Autumn / Mysto swell
One question Craig. Do the weather/swell models take into consideration the "squeezing" effect of Cooks Strait?
Even with Cooks Strait squeezing these winds, I still reckon we'd be much better off without NZ there. Even this swell would have been bigger without NZ, given the fetch was yet again dissected by the sheep shaggin isle.
Fair enough then. Cheers to the sheep shaggers then!!!
Thanks Craig.
Your welcome Don.
I always wondered the exact effect NZ had on weather systems and had an inkling that it actually attracted weather features and caused them to do strange things due to the high mountain ranges cause slight presure differences and micro climates, SST differences between east and west coasts etc etc These can only really be a good thing for helping build systems that impact on Australia's east coast with swell IMO.
I saw this sat pass the other day but figured the fetch wouldnt be wide enough to have a impact over a large area of the Australian east coast? I was more looking at the sustained E/SE at the top of the north island and that fact it was progged to move west back toward the Tasman. Is QLD likely to see any swell off either of these?
Swell should hold into Sunday as well but this will be more a product of the slowly westward moving but weakening fetch.
By: "craig"
Steve's indicating the swell from Sunday is from the Cook Strait stretch (if I'm reading his extended forecast correctly)? and he's called it smaller than your 3ft+ Craig?

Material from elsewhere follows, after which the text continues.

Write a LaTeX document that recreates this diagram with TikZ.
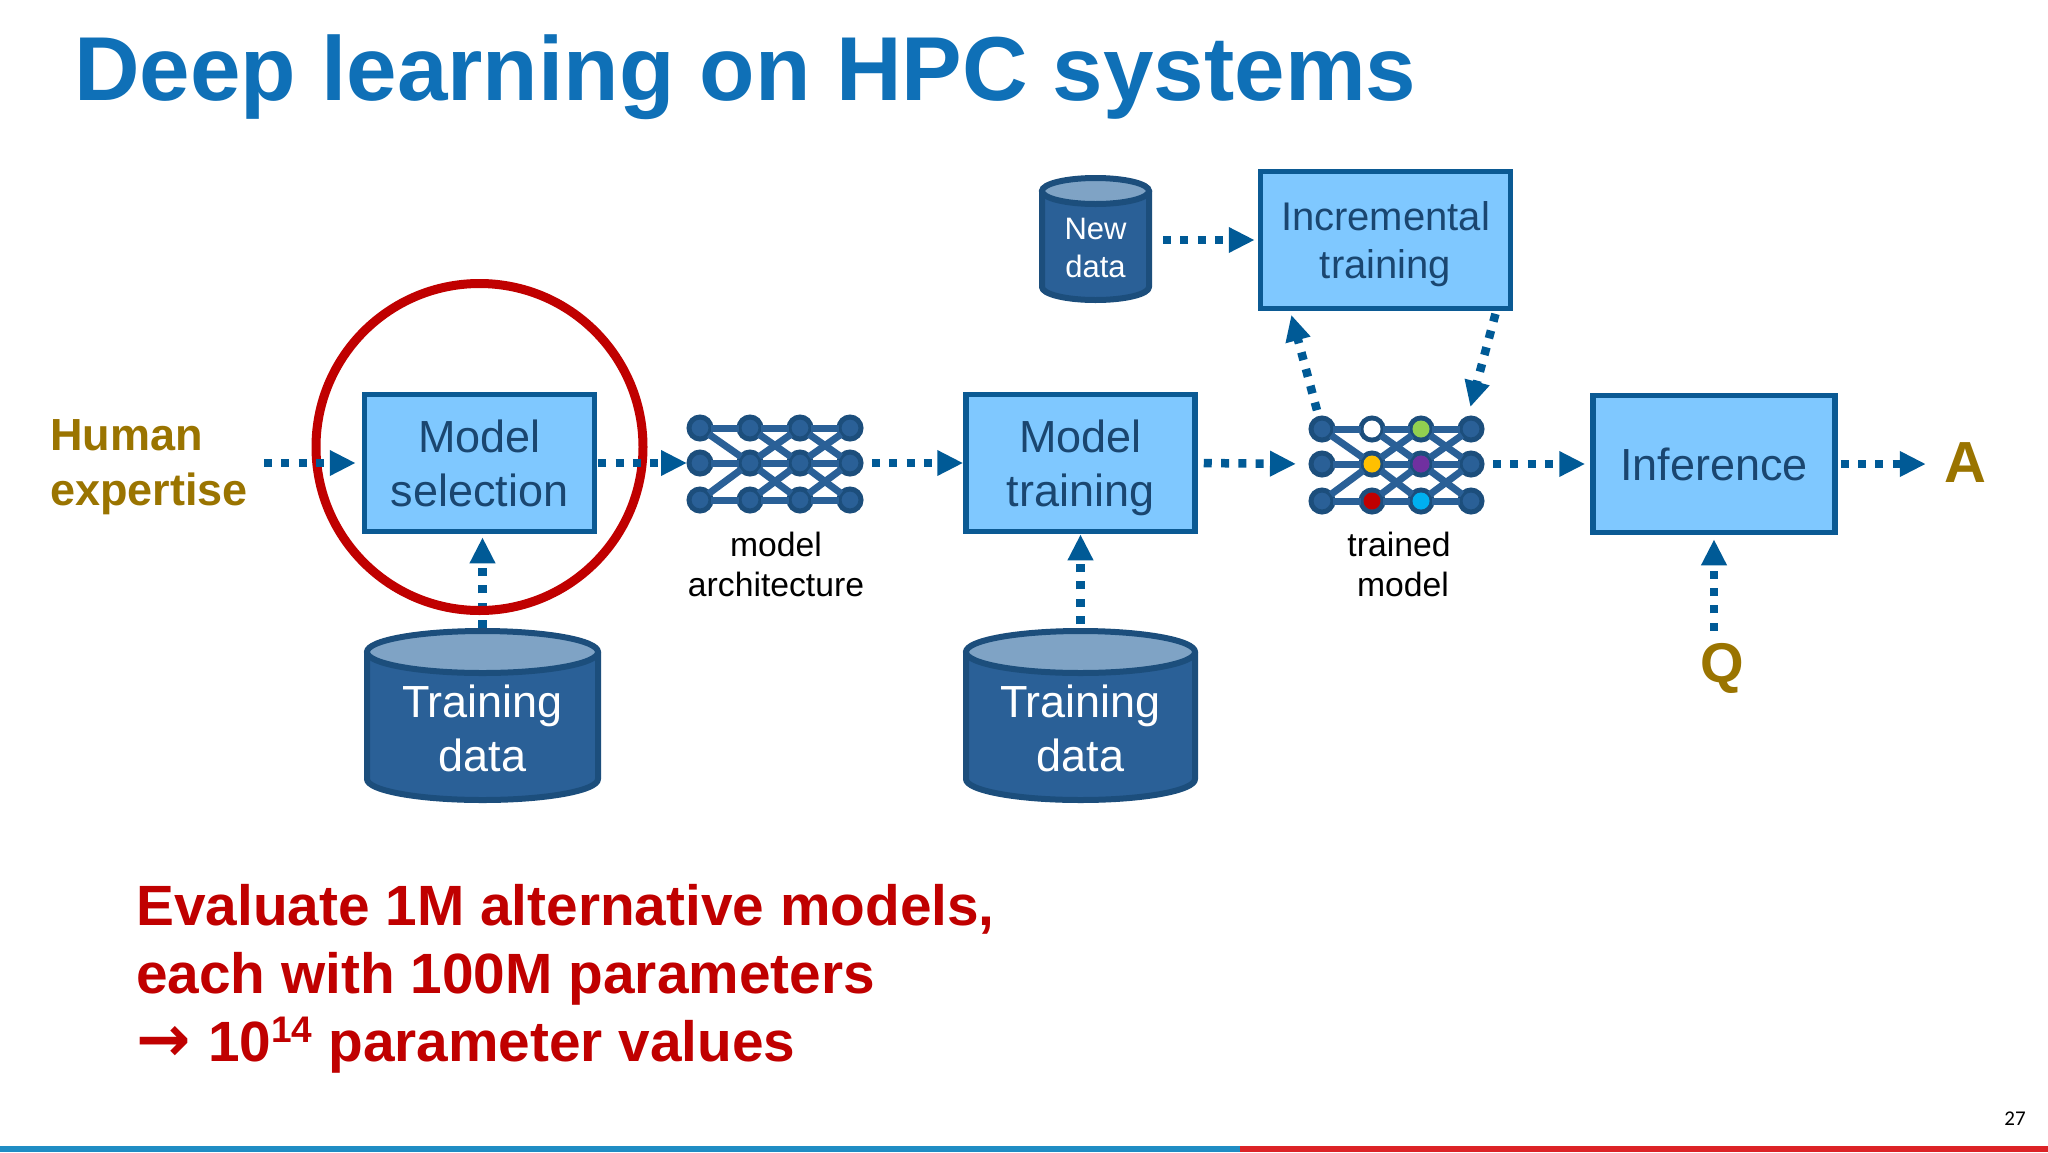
\documentclass[tikz,border=0pt]{standalone}
\usepackage{fontspec}
\setmainfont{Liberation Sans}
\newfontfamily\pagefont{Carlito}
\newfontfamily\arrowfont{DejaVu Sans}
\usetikzlibrary{arrows.meta,calc}
\definecolor{boxfill}{HTML}{7FC8FF}
\definecolor{boxline}{HTML}{0B5A94}
\definecolor{boxtext}{HTML}{1A4670}
\definecolor{cylbody}{HTML}{2A6097}
\definecolor{cylline}{HTML}{1C4E7C}
\definecolor{cyltop}{HTML}{7FA3C5}
\definecolor{flowc}{HTML}{005A96}
\definecolor{titleblue}{HTML}{0F70B7}
\definecolor{olive}{HTML}{9A7400}
\definecolor{darkred}{HTML}{C00000}
\definecolor{ngreen}{HTML}{92D050}
\definecolor{nyellow}{HTML}{FFC000}
\definecolor{npurple}{HTML}{7030A0}
\definecolor{ncyan}{HTML}{00B0F0}
\definecolor{barblue}{HTML}{1F8DC4}
\definecolor{barred}{HTML}{DC2226}
\tikzset{
  procbox/.style={draw=boxline,line width=5.5pt,fill=boxfill,text=boxtext,inner sep=0pt,align=center,
    font=\fontsize{45}{54.5}\selectfont},
  flow/.style={draw=flowc,line width=8.5pt,dash pattern=on 8pt off 9.3pt,
    -{Triangle[length=26pt,width=24pt]}},
  neuron/.style={circle,draw=cylline,line width=5pt,fill=cylbody,minimum size=22pt,inner sep=0pt,outer sep=0pt},
  synapse/.style={draw=cylbody,line width=7pt},
  plain/.style={inner sep=0pt,align=center,text=black,font=\fontsize{33.7}{40}\selectfont},
  oliveT/.style={inner sep=0pt,text=olive,font=\fontsize{45}{55}\selectfont\bfseries},
  redline/.style={anchor=base west,inner sep=0pt,text=darkred,font=\fontsize{56.8}{68}\selectfont\bfseries},
}
% name, left, right, top, bottom, ellipse half-height, font size, line skip, text
\newcommand{\drum}[9]{%
  \path[draw=cylline,line width=6pt,fill=cylbody,line join=round]
    ({#2+3},{#4+#6+3}) -- ({#2+3},{#5-#6-3})
    arc[start angle=180,end angle=360,x radius={((#3-#2-6)/2)*1pt},y radius={#6*1pt}]
    -- ({#3-3},{#4+#6+3}) -- cycle;
  \path[draw=cylline,line width=6pt,fill=cyltop]
    ({(#2+#3)/2},{#4+#6+3}) ellipse[x radius={((#3-#2-6)/2)*1pt},y radius={#6*1pt}];
  \node[inner sep=0pt,outer sep=0pt,minimum width={(#3-#2)*1pt},minimum height={(#5-#4)*1pt}] (#1) at ({(#2+#3)/2},{(#4+#5)/2}) {};
  \node[inner sep=0pt,align=center,text=white,font=\fontsize{#7}{#8}\selectfont]
    (#1-label) at ({(#2+#3)/2},{(#4+#5)/2+#6/2+2}) {#9};
}
% prefix, x1,x2,x3,x4, y1,y2,y3
\newcommand{\brain}[8]{%
  \foreach \cn/\cx in {1/#2,2/#3,3/#4,4/#5}{
    \node[neuron] (#1a\cn) at (\cx,#6) {};
    \node[neuron] (#1b\cn) at (\cx,#7) {};
    \node[neuron] (#1c\cn) at (\cx,#8) {};
  }
  \foreach \ffrom/\fto in {a1/a2,b1/b2,c1/c2,a2/a3,b2/b3,c2/c3,a3/a4,b3/b4,c3/c4,
     a1/b2,c1/b2,a2/b3,b2/a3,b2/c3,c2/b3,a3/b4,b3/a4,b3/c4,c3/b4}{
    \path[synapse] (#1\ffrom) -- (#1\fto);
  }
}
\begin{document}
\begin{tikzpicture}[x=1pt,y=-1pt]
\useasboundingbox (0,0) rectangle (2048,1152);
\fill[white] (0,0) rectangle (2048,1152);
% title
\node[anchor=base west,inner sep=0pt,text=titleblue,font=\fontsize{90.8}{100}\selectfont\bfseries] (title) at (74,100) {Deep learning on HPC systems};
% boxes
\node[procbox,minimum width=230pt,minimum height=137pt] (sel) at (479.5,463) {\rule{0pt}{42pt}Model\\selection\vphantom{g}};
\node[procbox,minimum width=229pt,minimum height=137pt] (trn) at (1080.5,463) {\rule{0pt}{42pt}Model\\training};
\node[procbox,minimum width=250pt,minimum height=137pt,font=\fontsize{40}{48}\selectfont] (inc) at (1385.5,240) {\rule{0pt}{37pt}Incremental\\training};
\node[procbox,minimum width=242pt,minimum height=137pt] (inf) at (1714,464) {\rule{0pt}{34pt}Inference};
% drums
\drum{data1}{364}{601}{628}{803}{21}{45}{54}{Training\\data}
\drum{data2}{963}{1198}{628}{803}{21}{45}{54}{Training\\data}
\drum{newd}{1039}{1152}{175}{303}{13}{31}{38}{New\\data}
% networks
\brain{u}{700}{750}{800}{850}{428}{463}{500}
\brain{t}{1322}{1372}{1421}{1471}{429}{464}{501}
\fill[white] (ta2) circle (8.5pt);
\fill[ngreen] (ta3) circle (8.5pt);
\fill[nyellow] (tb2) circle (8.5pt);
\fill[npurple] (tb3) circle (8.5pt);
\fill[darkred] (tc2) circle (8.5pt);
\fill[ncyan] (tc3) circle (8.5pt);
% labels
\node[plain] (archlabel) at (776,564) {model\\architecture};
\node[plain] (trainedlabel) at (1399,564) {trained\\\hspace*{8pt}model};
\node[oliveT,align=left,anchor=west] (human) at (50,467) {Human\\expertise};
\node[inner sep=0pt,text=olive,font=\fontsize{58}{60}\selectfont\bfseries] (ansA) at (1965,463) {A};
\node[inner sep=0pt,text=olive,font=\fontsize{56}{60}\selectfont\bfseries] (ansQ) at (1722,668) {Q};
% vertical flow under the circle
\path[flow,shorten >=3pt] (data1.north) -- (data1.north |- sel.south);
% circle
\node[circle,draw=darkred,line width=9pt,minimum size=327pt,inner sep=0pt] (focus) at (479.5,447) {};
% flows
\path[flow,shorten <=16pt,shorten >=6pt] (human.east |- sel.west) -- (sel.west);
\path[flow,shorten <=1pt,shorten >=2pt] (sel.east) -- (ub1.west);
\path[flow,shorten <=11pt,shorten >=0pt] (ub4.east) -- (trn.west);
\path[flow,shorten <=6pt,shorten >=15pt] (trn.east) -- (tb1.west);
\path[flow,shorten <=11pt,shorten >=5pt] (tb4.east) -- (inf.west);
\path[flow,shorten <=3pt,shorten >=18pt] (inf.east) -- (ansA.west |- inf.east);
\path[flow,shorten <=4pt,shorten >=0pt] (data2.north) -- (data2.north |- trn.south);
\path[flow,shorten <=12pt,shorten >=4pt] (inf.south |- ansQ.north) -- (inf.south);
\path[flow,shorten <=11pt,shorten >=3pt] (newd.east |- inc.west) -- (inc.west);
\coordinate (incL) at (1290,310);
\coordinate (incR) at (1496.5,310);
\path[flow,shorten <=8.5pt,shorten >=5pt] (ta1) -- (incL);
\path[flow,shorten <=4pt,shorten >=12pt] (incR) -- (ta4.110);
% red text
\node[redline] (red1) at (136,925) {Evaluate 1M alternative models,};
\node[redline] (red2) at (136,993) {each with 100M parameters};
\node[redline] (red3) at (136,1061) {\makebox[72pt][l]{\arrowfont\bfseries\fontsize{65}{68}\selectfont →}10\raisebox{0.32em}{\fontsize{37}{40}\selectfont 14} parameter values};
% footer
\fill[barblue] (0,1146) rectangle (1240,1152);
\fill[barred] (1240,1146) rectangle (2048,1152);
\node[inner sep=0pt,text=black,font=\pagefont\fontsize{21}{24}\selectfont] (pagenum) at (2015,1119) {27};
\end{tikzpicture}
\end{document}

Personally, I think Sunday should come in in the very inconsistent 3-4ft class IMO at open exposed beaches, and from the Cook Strait fetch.
Sat pushed into the 3-4ft(maybe the odd bigger one) range (from the Cook strait fetch), normally those fetches favour Sydney more than NENSW/SEQLD.....this one seemed to piggyback on the already existing sea state.
Sun, eased back a notch into the 3ft range.
I didn't surf on the weekend....only Friday. But I got some pretty reliable reports of some decent surf on Saturday (4ft+), more so at swell magnets down Steve's way, with still inconsistent 3-4ft sets pushing through on Sunday.
I was up shooting around the north Coolum area on both Saturday and Sunday mornings. Saturday was very consistant and in the 2-4ft range and nice and peaky. Sunday was a complete different swell, was 2ft+ with the odd bigger set, although the period increased the swell was gutless in comparrison to Saturday and the early low/mid banks hated it.
here's another one just like the other one. www.metservice.com/tv/index#severe
Tomorrow should be a different case with all day offshores and an easing swell from 3-5ft!
By: "craig"
If only I could say the same about SE Qld!!! :(
Swell looks to have arrived earlier than modelled in SE Qld this morning, so I'm thinking it should peak just after lunch today, with tomorrow being smaller than modelled.
^ yip and moving in a westerly direction towards the end of todays arvo run.
I had a dream about this system last night.
I had a dream about this system last night.
By: "freeride76"
And? Do tell more then Steve.
Yes, it was something like that Craig.
And then my brother called me and said the Ox was clean 10-12ft.
CMC ensemble is my model of choice tonight :)
Not looking near as good anymore :( then again models are all over the place at the moment.
Now if we can just have what EC was predicting the other night ill be happy.
Breathing easier somewhat.
And CMC is always good for a fantasy cheer-up.
From Nov/March they've had a cyclone progged to sit off the North Island.
Damm optimistic if nothing else, and got to be right eventually.
So are you chaps leaning towards one particular model at the moment or just having a bet each way, noting that both EC and GFS are now indicating the tropical low to head in the general SE'wards direction over the other side of NZ?
Autumn has started with a bang across WA, and southern NSW.
I missed the weekends waves around Sydney but got to enjoy this mornings offerings with torrential rain and clean 4-5ft walls running through at Manly.
I thought I'd bring up a chart showing one of the East Coast's funkier swell sources that to the untrained eye would be missed by the casual weather observer.
While todays large SE groundswell was generated by a low positioned just offshore from Sydney, over near New Zealand a fetch of 30-45kt E/SE winds were created exiting Cook Strait (the gap between New Zealand's North and South Island).
Below is a satellite pass over the fetch this morning and you can see the strong winds being generated out of Cook Strait.
This strait squeezes and amplifies winds blowing from the east and hence we get this phenomena where significantly stronger winds are produced on the western side of the strait.
There is usually a 2 day lag between when the fetch is produced and when the swell hits Sydney, so this is the new E/SE groundswell I have forecast to arrive on Saturday in Sydney.
Wind speeds on the satellite pass are a little stronger than forecast yesterday and so I would know expect a strong but inconsistent 3-5ft swell to develop during the day Saturday across Sydney, the Hunter and South Coast.
Back before surf forecasting was done regularly this swell probably would of been labelled as a 'Mysto Swell' due to it arriving 2 days after the main swell event and not being visible on any Australian synoptic chart.
These days though nearly every swell can be hindcast and tracked back to reveal its source if you put in enough time and effort.